WHAT YOU ARE ASKED TO DO: Quote every line below exactly and skip any picture.

DATA SEGMENT:
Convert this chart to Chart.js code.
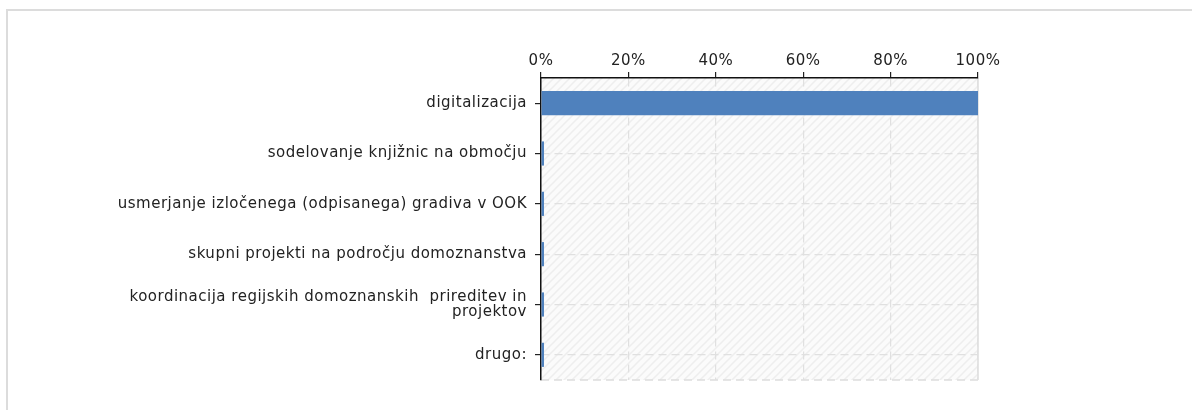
<!DOCTYPE html>
<html>
<head>
<meta charset="utf-8">
<script src="https://cdn.jsdelivr.net/npm/chart.js@4.4.1/dist/chart.umd.min.js"></script>
<style>
html,body{margin:0;padding:0;background:#fff;}
#wrap{position:relative;width:1192px;height:410px;}
</style>
</head>
<body>
<div id="wrap"><canvas id="c" width="1192" height="410"></canvas></div>
<script>
const categories = [
  "digitalizacija",
  "sodelovanje knjižnic na območju",
  "usmerjanje izločenega (odpisanega) gradiva v OOK",
  "skupni projekti na področju domoznanstva",
  ["koordinacija regijskih domoznanskih  prireditev in", "projektov"],
  "drugo:"
];
const shares = [100, 0, 0, 0, 0, 0];
const tickValues = [0, 20, 40, 60, 80, 100];

const FONT = "'DejaVu Sans', Verdana, sans-serif";

const decor = {
  id: 'decor',
  beforeDraw(chart) {
    const ctx = chart.ctx;
    const a = chart.chartArea;
    ctx.save();
    // page frame
    ctx.strokeStyle = '#dcdcdc';
    ctx.lineWidth = 2;
    ctx.beginPath();
    ctx.moveTo(7, 410);
    ctx.lineTo(7, 10);
    ctx.lineTo(1192, 10);
    ctx.stroke();
    // hatched plot background
    const p = document.createElement('canvas');
    p.width = 8; p.height = 8;
    const pc = p.getContext('2d');
    pc.fillStyle = '#fbfbfb';
    pc.fillRect(0, 0, 8, 8);
    pc.strokeStyle = '#eeeeee';
    pc.lineWidth = 1.5;
    pc.beginPath();
    pc.moveTo(-2, 10); pc.lineTo(10, -2);
    pc.moveTo(-2, 2); pc.lineTo(2, -2);
    pc.moveTo(6, 10); pc.lineTo(10, 6);
    pc.stroke();
    ctx.fillStyle = ctx.createPattern(p, 'repeat');
    ctx.fillRect(a.left, a.top, a.right - a.left, a.bottom - a.top);
    // bottom & right border of plot
    ctx.strokeStyle = '#dddddd';
    ctx.lineWidth = 1.5;
    ctx.setLineDash([8, 5]);
    ctx.beginPath();
    ctx.moveTo(a.left, a.bottom);
    ctx.lineTo(a.right, a.bottom);
    ctx.stroke();
    ctx.setLineDash([]);
    ctx.beginPath();
    ctx.moveTo(a.right, a.top);
    ctx.lineTo(a.right, a.bottom);
    ctx.stroke();
    ctx.restore();
    ctx.letterSpacing = '0.5px';
  }
};

new Chart(document.getElementById('c'), {
  type: 'bar',
  data: {
    labels: categories,
    datasets: [{
      data: shares,
      backgroundColor: '#4f81bd',
      borderWidth: 0,
      minBarLength: 3,
      barPercentage: 0.6,
      categoryPercentage: 0.8
    }]
  },
  options: {
    indexAxis: 'y',
    responsive: false,
    animation: false,
    devicePixelRatio: 1,
    layout: { padding: { left: 0, right: 214, top: 0, bottom: 30 } },
    plugins: { legend: { display: false }, tooltip: { enabled: false } },
    scales: {
      x: {
        position: 'top',
        min: 0, max: 100,
        afterBuildTicks(scale) { scale.ticks = tickValues.map(v => ({ value: v })); },
        afterFit(scale) { scale.height = 78; },
        ticks: {
          callback: v => v + '%',
          color: '#222',
          font: { family: FONT, size: 15, lineHeight: 1.0 },
          padding: 3
        },
        grid: {
          color: '#e0e0e0',
          lineWidth: 1.2,
          tickColor: '#222',
          tickBorderDash: [],
          tickLength: 6,
          drawTicks: true
        },
        border: { display: true, color: '#111', width: 1.5, dash: [8, 5] }
      },
      y: {
        afterFit(scale) { scale.width = 541; },
        ticks: {
          color: '#222',
          font: { family: FONT, size: 15, lineHeight: 1.03 },
          padding: 8,
          autoSkip: false
        },
        grid: {
          offset: false,
          color: '#e0e0e0',
          lineWidth: 1.2,
          tickColor: '#222',
          tickBorderDash: [],
          tickLength: 6
        },
        border: { display: true, color: '#111', width: 1.5, dash: [8, 5] }
      }
    }
  },
  plugins: [decor]
});
</script>
</body>
</html>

SOLVED EXERCISE:
Convert this chart to Chart.js code.
<!DOCTYPE html>
<html>
<head>
<meta charset="utf-8">
<script src="https://cdn.jsdelivr.net/npm/chart.js@4.4.1/dist/chart.umd.min.js"></script>
<style>
html,body{margin:0;padding:0;background:#fff;}
#wrap{position:relative;width:1192px;height:410px;}
</style>
</head>
<body>
<div id="wrap"><canvas id="c" width="1192" height="410"></canvas></div>
<script>
const categories = [
  "digitalizacija",
  "sodelovanje knjižnic na območju",
  "usmerjanje izločenega (odpisanega) gradiva v OOK",
  "skupni projekti na področju domoznanstva",
  ["koordinacija regijskih domoznanskih  prireditev in", "projektov"],
  "drugo:"
];
const shares = [100, 0, 0, 0, 0, 0];
const tickValues = [0, 20, 40, 60, 80, 100];

const FONT = "'DejaVu Sans', Verdana, sans-serif";

const decor = {
  id: 'decor',
  beforeDraw(chart) {
    const ctx = chart.ctx;
    const a = chart.chartArea;
    ctx.save();
    // page frame
    ctx.strokeStyle = '#dcdcdc';
    ctx.lineWidth = 2;
    ctx.beginPath();
    ctx.moveTo(7, 410);
    ctx.lineTo(7, 10);
    ctx.lineTo(1192, 10);
    ctx.stroke();
    // hatched plot background
    const p = document.createElement('canvas');
    p.width = 8; p.height = 8;
    const pc = p.getContext('2d');
    pc.fillStyle = '#fbfbfb';
    pc.fillRect(0, 0, 8, 8);
    pc.strokeStyle = '#eeeeee';
    pc.lineWidth = 1.5;
    pc.beginPath();
    pc.moveTo(-2, 10); pc.lineTo(10, -2);
    pc.moveTo(-2, 2); pc.lineTo(2, -2);
    pc.moveTo(6, 10); pc.lineTo(10, 6);
    pc.stroke();
    ctx.fillStyle = ctx.createPattern(p, 'repeat');
    ctx.fillRect(a.left, a.top, a.right - a.left, a.bottom - a.top);
    // bottom & right border of plot
    ctx.strokeStyle = '#dddddd';
    ctx.lineWidth = 1.5;
    ctx.setLineDash([8, 5]);
    ctx.beginPath();
    ctx.moveTo(a.left, a.bottom);
    ctx.lineTo(a.right, a.bottom);
    ctx.stroke();
    ctx.setLineDash([]);
    ctx.beginPath();
    ctx.moveTo(a.right, a.top);
    ctx.lineTo(a.right, a.bottom);
    ctx.stroke();
    ctx.restore();
    ctx.letterSpacing = '0.5px';
  }
};

new Chart(document.getElementById('c'), {
  type: 'bar',
  data: {
    labels: categories,
    datasets: [{
      data: shares,
      backgroundColor: '#4f81bd',
      borderWidth: 0,
      minBarLength: 3,
      barPercentage: 0.6,
      categoryPercentage: 0.8
    }]
  },
  options: {
    indexAxis: 'y',
    responsive: false,
    animation: false,
    devicePixelRatio: 1,
    layout: { padding: { left: 0, right: 214, top: 0, bottom: 30 } },
    plugins: { legend: { display: false }, tooltip: { enabled: false } },
    scales: {
      x: {
        position: 'top',
        min: 0, max: 100,
        afterBuildTicks(scale) { scale.ticks = tickValues.map(v => ({ value: v })); },
        afterFit(scale) { scale.height = 78; },
        ticks: {
          callback: v => v + '%',
          color: '#222',
          font: { family: FONT, size: 15, lineHeight: 1.0 },
          padding: 3
        },
        grid: {
          color: '#e0e0e0',
          lineWidth: 1.2,
          tickColor: '#222',
          tickBorderDash: [],
          tickLength: 6,
          drawTicks: true
        },
        border: { display: true, color: '#111', width: 1.5, dash: [8, 5] }
      },
      y: {
        afterFit(scale) { scale.width = 541; },
        ticks: {
          color: '#222',
          font: { family: FONT, size: 15, lineHeight: 1.03 },
          padding: 8,
          autoSkip: false
        },
        grid: {
          offset: false,
          color: '#e0e0e0',
          lineWidth: 1.2,
          tickColor: '#222',
          tickBorderDash: [],
          tickLength: 6
        },
        border: { display: true, color: '#111', width: 1.5, dash: [8, 5] }
      }
    }
  },
  plugins: [decor]
});
</script>
</body>
</html>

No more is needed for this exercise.